TASK TO CARRY OUT ▸ Copy out every line exactly, passing over the pictures.

## BEGIN SOURCE EXCERPT

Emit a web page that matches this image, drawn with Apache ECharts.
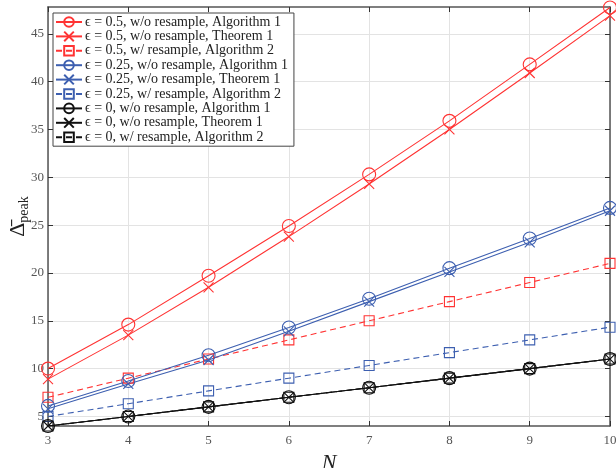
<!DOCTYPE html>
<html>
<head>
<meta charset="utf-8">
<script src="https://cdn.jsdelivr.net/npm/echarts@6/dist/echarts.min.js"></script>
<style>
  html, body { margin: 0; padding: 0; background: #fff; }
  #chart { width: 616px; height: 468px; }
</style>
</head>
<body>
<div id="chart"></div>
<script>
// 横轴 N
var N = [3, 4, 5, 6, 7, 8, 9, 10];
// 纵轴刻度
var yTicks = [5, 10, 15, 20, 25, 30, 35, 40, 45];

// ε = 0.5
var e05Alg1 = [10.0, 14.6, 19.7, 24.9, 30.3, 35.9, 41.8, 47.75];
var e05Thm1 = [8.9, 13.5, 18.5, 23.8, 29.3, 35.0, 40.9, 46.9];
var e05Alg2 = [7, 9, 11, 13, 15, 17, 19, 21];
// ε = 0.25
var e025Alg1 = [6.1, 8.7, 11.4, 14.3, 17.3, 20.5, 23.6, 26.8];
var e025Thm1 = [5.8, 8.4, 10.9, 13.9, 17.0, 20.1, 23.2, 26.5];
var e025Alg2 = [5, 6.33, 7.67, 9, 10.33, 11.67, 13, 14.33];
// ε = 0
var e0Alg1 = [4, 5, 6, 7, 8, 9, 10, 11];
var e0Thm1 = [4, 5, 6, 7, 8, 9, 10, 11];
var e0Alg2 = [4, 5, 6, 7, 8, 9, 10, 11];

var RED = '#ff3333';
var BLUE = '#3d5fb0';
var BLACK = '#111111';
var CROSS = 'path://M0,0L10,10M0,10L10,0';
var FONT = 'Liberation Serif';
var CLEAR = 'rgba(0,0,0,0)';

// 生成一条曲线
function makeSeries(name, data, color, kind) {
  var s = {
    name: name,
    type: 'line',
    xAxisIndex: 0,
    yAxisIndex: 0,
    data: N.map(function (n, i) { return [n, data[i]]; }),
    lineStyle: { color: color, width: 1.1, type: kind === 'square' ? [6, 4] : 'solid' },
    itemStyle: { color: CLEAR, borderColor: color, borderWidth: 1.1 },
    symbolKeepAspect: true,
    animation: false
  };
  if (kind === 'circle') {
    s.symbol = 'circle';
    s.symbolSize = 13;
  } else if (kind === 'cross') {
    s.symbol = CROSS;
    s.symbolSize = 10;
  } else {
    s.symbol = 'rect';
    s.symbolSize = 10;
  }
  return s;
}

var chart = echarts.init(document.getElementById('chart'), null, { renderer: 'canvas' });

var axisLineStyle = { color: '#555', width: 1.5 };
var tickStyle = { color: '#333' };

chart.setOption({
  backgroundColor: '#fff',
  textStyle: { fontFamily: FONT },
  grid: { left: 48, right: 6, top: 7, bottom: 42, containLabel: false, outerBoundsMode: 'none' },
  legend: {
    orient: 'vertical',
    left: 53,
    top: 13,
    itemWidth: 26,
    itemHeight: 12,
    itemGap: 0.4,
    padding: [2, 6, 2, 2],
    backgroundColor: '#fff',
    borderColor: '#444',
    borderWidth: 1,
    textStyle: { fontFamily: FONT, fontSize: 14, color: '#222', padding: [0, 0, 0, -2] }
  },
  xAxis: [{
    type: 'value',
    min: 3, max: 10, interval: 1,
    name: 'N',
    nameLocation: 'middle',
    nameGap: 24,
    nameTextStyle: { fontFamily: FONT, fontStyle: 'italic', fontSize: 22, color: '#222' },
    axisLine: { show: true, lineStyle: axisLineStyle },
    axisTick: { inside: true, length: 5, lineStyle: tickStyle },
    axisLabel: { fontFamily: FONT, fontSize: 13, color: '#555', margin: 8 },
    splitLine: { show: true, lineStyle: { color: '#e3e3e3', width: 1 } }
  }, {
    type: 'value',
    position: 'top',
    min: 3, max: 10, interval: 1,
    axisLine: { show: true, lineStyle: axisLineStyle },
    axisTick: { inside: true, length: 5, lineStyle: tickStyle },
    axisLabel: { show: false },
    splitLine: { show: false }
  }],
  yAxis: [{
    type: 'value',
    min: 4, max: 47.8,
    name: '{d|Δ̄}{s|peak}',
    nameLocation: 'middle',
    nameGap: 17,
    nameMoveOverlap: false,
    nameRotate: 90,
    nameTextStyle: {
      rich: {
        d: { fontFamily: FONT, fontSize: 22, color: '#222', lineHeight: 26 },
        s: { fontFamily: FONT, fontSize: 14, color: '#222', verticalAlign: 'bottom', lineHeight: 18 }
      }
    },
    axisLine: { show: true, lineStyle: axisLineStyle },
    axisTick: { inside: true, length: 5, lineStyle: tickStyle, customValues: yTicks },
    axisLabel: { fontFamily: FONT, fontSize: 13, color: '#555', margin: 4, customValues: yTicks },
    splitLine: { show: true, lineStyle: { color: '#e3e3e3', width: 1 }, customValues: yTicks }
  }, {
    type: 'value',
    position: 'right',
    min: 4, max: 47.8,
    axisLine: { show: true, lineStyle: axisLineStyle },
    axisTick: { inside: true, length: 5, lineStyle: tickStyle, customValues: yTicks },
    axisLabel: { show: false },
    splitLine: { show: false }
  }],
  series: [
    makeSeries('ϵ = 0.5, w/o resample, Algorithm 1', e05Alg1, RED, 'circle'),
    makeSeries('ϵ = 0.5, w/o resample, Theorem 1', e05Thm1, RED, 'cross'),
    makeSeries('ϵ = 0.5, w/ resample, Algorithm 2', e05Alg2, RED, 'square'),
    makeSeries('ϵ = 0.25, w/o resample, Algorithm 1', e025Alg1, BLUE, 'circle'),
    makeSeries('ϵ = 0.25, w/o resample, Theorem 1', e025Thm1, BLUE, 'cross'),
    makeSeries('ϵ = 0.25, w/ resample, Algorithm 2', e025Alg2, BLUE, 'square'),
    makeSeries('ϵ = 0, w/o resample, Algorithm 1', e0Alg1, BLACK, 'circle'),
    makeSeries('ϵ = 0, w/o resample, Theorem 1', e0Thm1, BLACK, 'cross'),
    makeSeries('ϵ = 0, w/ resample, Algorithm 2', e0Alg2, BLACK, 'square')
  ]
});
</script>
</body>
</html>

## END SOURCE EXCERPT

EXERCISE RESULT ▸
Emit a web page that matches this image, drawn with Apache ECharts.
<!DOCTYPE html>
<html>
<head>
<meta charset="utf-8">
<script src="https://cdn.jsdelivr.net/npm/echarts@6/dist/echarts.min.js"></script>
<style>
  html, body { margin: 0; padding: 0; background: #fff; }
  #chart { width: 616px; height: 468px; }
</style>
</head>
<body>
<div id="chart"></div>
<script>
// 横轴 N
var N = [3, 4, 5, 6, 7, 8, 9, 10];
// 纵轴刻度
var yTicks = [5, 10, 15, 20, 25, 30, 35, 40, 45];

// ε = 0.5
var e05Alg1 = [10.0, 14.6, 19.7, 24.9, 30.3, 35.9, 41.8, 47.75];
var e05Thm1 = [8.9, 13.5, 18.5, 23.8, 29.3, 35.0, 40.9, 46.9];
var e05Alg2 = [7, 9, 11, 13, 15, 17, 19, 21];
// ε = 0.25
var e025Alg1 = [6.1, 8.7, 11.4, 14.3, 17.3, 20.5, 23.6, 26.8];
var e025Thm1 = [5.8, 8.4, 10.9, 13.9, 17.0, 20.1, 23.2, 26.5];
var e025Alg2 = [5, 6.33, 7.67, 9, 10.33, 11.67, 13, 14.33];
// ε = 0
var e0Alg1 = [4, 5, 6, 7, 8, 9, 10, 11];
var e0Thm1 = [4, 5, 6, 7, 8, 9, 10, 11];
var e0Alg2 = [4, 5, 6, 7, 8, 9, 10, 11];

var RED = '#ff3333';
var BLUE = '#3d5fb0';
var BLACK = '#111111';
var CROSS = 'path://M0,0L10,10M0,10L10,0';
var FONT = 'Liberation Serif';
var CLEAR = 'rgba(0,0,0,0)';

// 生成一条曲线
function makeSeries(name, data, color, kind) {
  var s = {
    name: name,
    type: 'line',
    xAxisIndex: 0,
    yAxisIndex: 0,
    data: N.map(function (n, i) { return [n, data[i]]; }),
    lineStyle: { color: color, width: 1.1, type: kind === 'square' ? [6, 4] : 'solid' },
    itemStyle: { color: CLEAR, borderColor: color, borderWidth: 1.1 },
    symbolKeepAspect: true,
    animation: false
  };
  if (kind === 'circle') {
    s.symbol = 'circle';
    s.symbolSize = 13;
  } else if (kind === 'cross') {
    s.symbol = CROSS;
    s.symbolSize = 10;
  } else {
    s.symbol = 'rect';
    s.symbolSize = 10;
  }
  return s;
}

var chart = echarts.init(document.getElementById('chart'), null, { renderer: 'canvas' });

var axisLineStyle = { color: '#555', width: 1.5 };
var tickStyle = { color: '#333' };

chart.setOption({
  backgroundColor: '#fff',
  textStyle: { fontFamily: FONT },
  grid: { left: 48, right: 6, top: 7, bottom: 42, containLabel: false, outerBoundsMode: 'none' },
  legend: {
    orient: 'vertical',
    left: 53,
    top: 13,
    itemWidth: 26,
    itemHeight: 12,
    itemGap: 0.4,
    padding: [2, 6, 2, 2],
    backgroundColor: '#fff',
    borderColor: '#444',
    borderWidth: 1,
    textStyle: { fontFamily: FONT, fontSize: 14, color: '#222', padding: [0, 0, 0, -2] }
  },
  xAxis: [{
    type: 'value',
    min: 3, max: 10, interval: 1,
    name: 'N',
    nameLocation: 'middle',
    nameGap: 24,
    nameTextStyle: { fontFamily: FONT, fontStyle: 'italic', fontSize: 22, color: '#222' },
    axisLine: { show: true, lineStyle: axisLineStyle },
    axisTick: { inside: true, length: 5, lineStyle: tickStyle },
    axisLabel: { fontFamily: FONT, fontSize: 13, color: '#555', margin: 8 },
    splitLine: { show: true, lineStyle: { color: '#e3e3e3', width: 1 } }
  }, {
    type: 'value',
    position: 'top',
    min: 3, max: 10, interval: 1,
    axisLine: { show: true, lineStyle: axisLineStyle },
    axisTick: { inside: true, length: 5, lineStyle: tickStyle },
    axisLabel: { show: false },
    splitLine: { show: false }
  }],
  yAxis: [{
    type: 'value',
    min: 4, max: 47.8,
    name: '{d|Δ̄}{s|peak}',
    nameLocation: 'middle',
    nameGap: 17,
    nameMoveOverlap: false,
    nameRotate: 90,
    nameTextStyle: {
      rich: {
        d: { fontFamily: FONT, fontSize: 22, color: '#222', lineHeight: 26 },
        s: { fontFamily: FONT, fontSize: 14, color: '#222', verticalAlign: 'bottom', lineHeight: 18 }
      }
    },
    axisLine: { show: true, lineStyle: axisLineStyle },
    axisTick: { inside: true, length: 5, lineStyle: tickStyle, customValues: yTicks },
    axisLabel: { fontFamily: FONT, fontSize: 13, color: '#555', margin: 4, customValues: yTicks },
    splitLine: { show: true, lineStyle: { color: '#e3e3e3', width: 1 }, customValues: yTicks }
  }, {
    type: 'value',
    position: 'right',
    min: 4, max: 47.8,
    axisLine: { show: true, lineStyle: axisLineStyle },
    axisTick: { inside: true, length: 5, lineStyle: tickStyle, customValues: yTicks },
    axisLabel: { show: false },
    splitLine: { show: false }
  }],
  series: [
    makeSeries('ϵ = 0.5, w/o resample, Algorithm 1', e05Alg1, RED, 'circle'),
    makeSeries('ϵ = 0.5, w/o resample, Theorem 1', e05Thm1, RED, 'cross'),
    makeSeries('ϵ = 0.5, w/ resample, Algorithm 2', e05Alg2, RED, 'square'),
    makeSeries('ϵ = 0.25, w/o resample, Algorithm 1', e025Alg1, BLUE, 'circle'),
    makeSeries('ϵ = 0.25, w/o resample, Theorem 1', e025Thm1, BLUE, 'cross'),
    makeSeries('ϵ = 0.25, w/ resample, Algorithm 2', e025Alg2, BLUE, 'square'),
    makeSeries('ϵ = 0, w/o resample, Algorithm 1', e0Alg1, BLACK, 'circle'),
    makeSeries('ϵ = 0, w/o resample, Theorem 1', e0Thm1, BLACK, 'cross'),
    makeSeries('ϵ = 0, w/ resample, Algorithm 2', e0Alg2, BLACK, 'square')
  ]
});
</script>
</body>
</html>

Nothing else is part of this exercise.